系数列举小皇帝的罪行,宁王将软鞭掷在地上。“请陛下在此跪足一个时辰。”
小皇帝将三鞭受用,听见宁王呼吸绵长急促,想是皇叔打自己打的累了。
“是,谨遵皇叔教诲,还请皇叔一旁坐下休息。”
宁王徐徐转身,心想自己不得不尽早离开,方才打那竖子时用力太过,想是动了胎气,如今腹中孽畜对他拳打脚踢,害得他抽痛连连。
小皇帝跪在宁王背后,见皇叔一手扶着后腰,一手撑着腿,躬身屈背,步履维艰,丝毫不见往日的意气风发。
“老衰”二字不知怎的突然刺痛小皇帝的心,难道皇叔真的身染疾病?小皇帝顾不得其他,一撩衣摆起身上前揽住宁王肩背。

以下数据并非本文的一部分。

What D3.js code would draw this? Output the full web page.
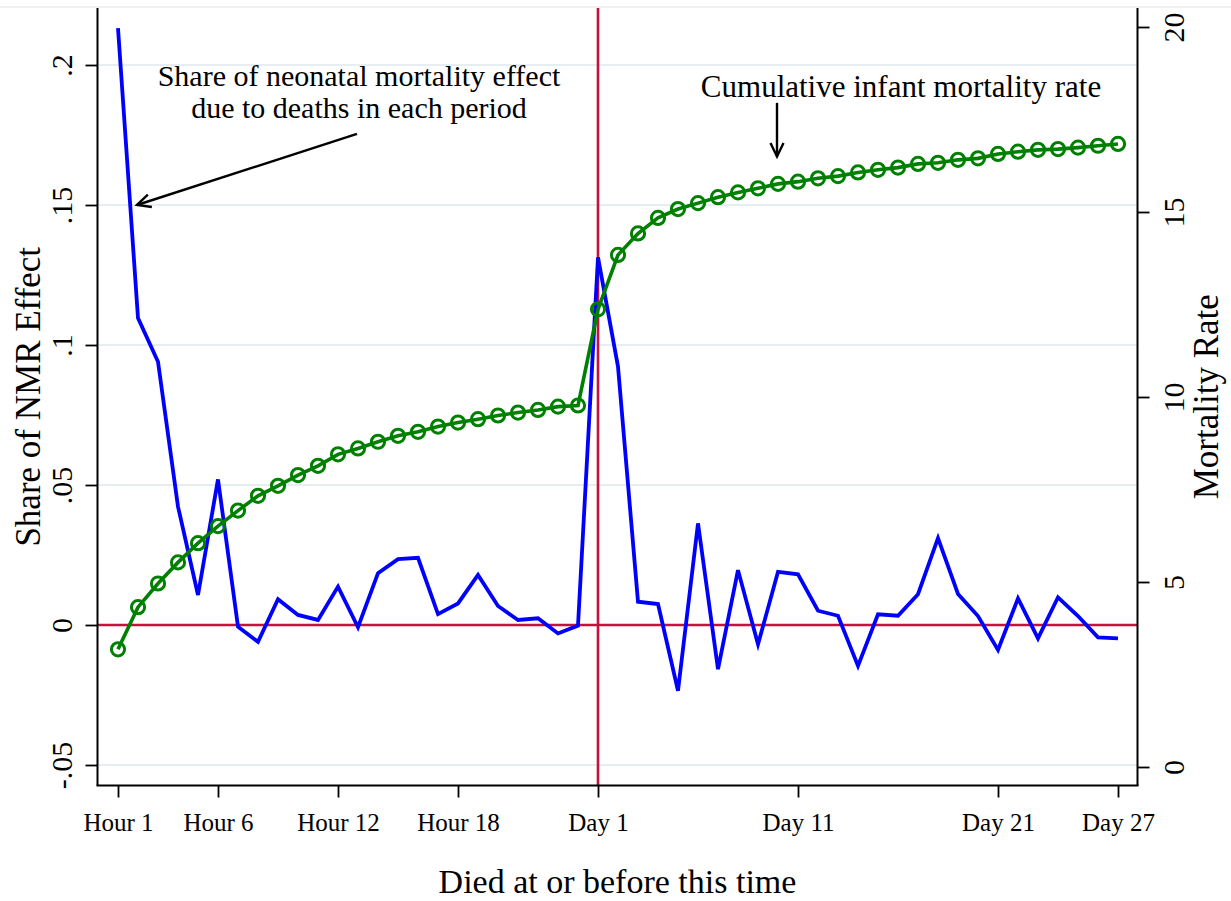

“皇叔,您可是有哪里不适?我这就传太医!”
“无……无妨呃…………”宁王再也抑制不住喉中痛呼,本能用手捂住了作痛的腹部。
小皇帝急切的拂开宁王披风,对着皇叔身前凸起傻了眼。“来人!传御医!”
小皇帝不由分说将宁王打横抱起,快步走至内殿。